Extraction of parent/children nodes
The program builds the absolute path for parent/children nodes and checks if they already exists in the filesystem. In case they don’t, the extraction step is omitted, and therefore, the analysis step is triggered.
Analysis filtering
The algorithm calculates md5 hashes of each file independently they come from the Initialization step (seed files) or the Analysis step (parent/children nodes files). In case their mimetypes and extensions are valid, the md5 hash is stored into the whitelist, which is read on each program execution. In order to improve efficiency, the program filters files with valid md5 hashes skipping the analysis stage.
Modalities
There are two possible modalities in case there are present corrupt parent/children nodes in the group folder:
a. Keep all extracted files into the filesystem between executions until corrupt files status change to “Valid”.
b. Remove all extracted files from the filesystem, and extract them all again in the next execution.

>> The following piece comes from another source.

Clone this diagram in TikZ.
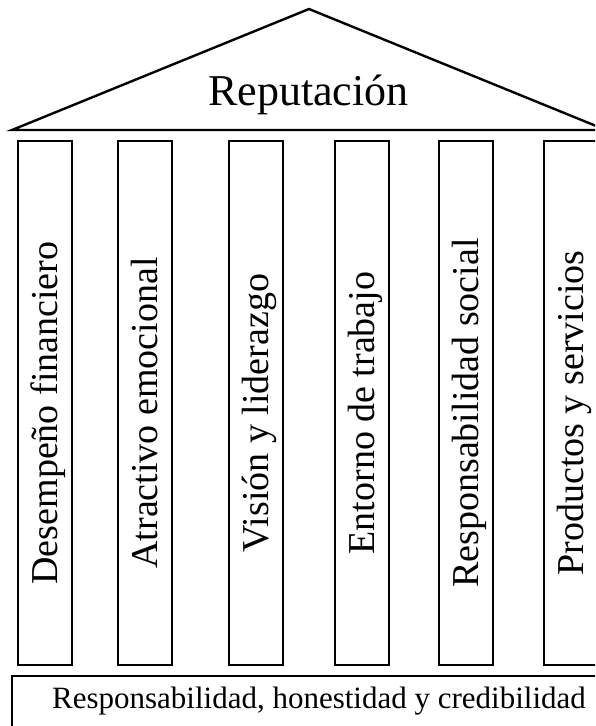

In case a., efficiency is improved as the files are not extracted again in subsequent executions. This strategy implies to have enough free disk space to store all extracted files between subsequent executions. Once the parent node status changes to valid, all files are removed from the filesystem.
In case b., all files are removed upon the analysis stage either extracted files are valid or invalid. The main drawback is a lower efficiency as nodes inner files are extracted each time the program is executed.
3. Reports
Specific reports of files included in the blacklist are generated once the analysis is finished. An email is sent to each group folder administrator vía SMTP. Emails are dinamically formatted by using HTML/CSS templates generated vía Python jinja2 engine.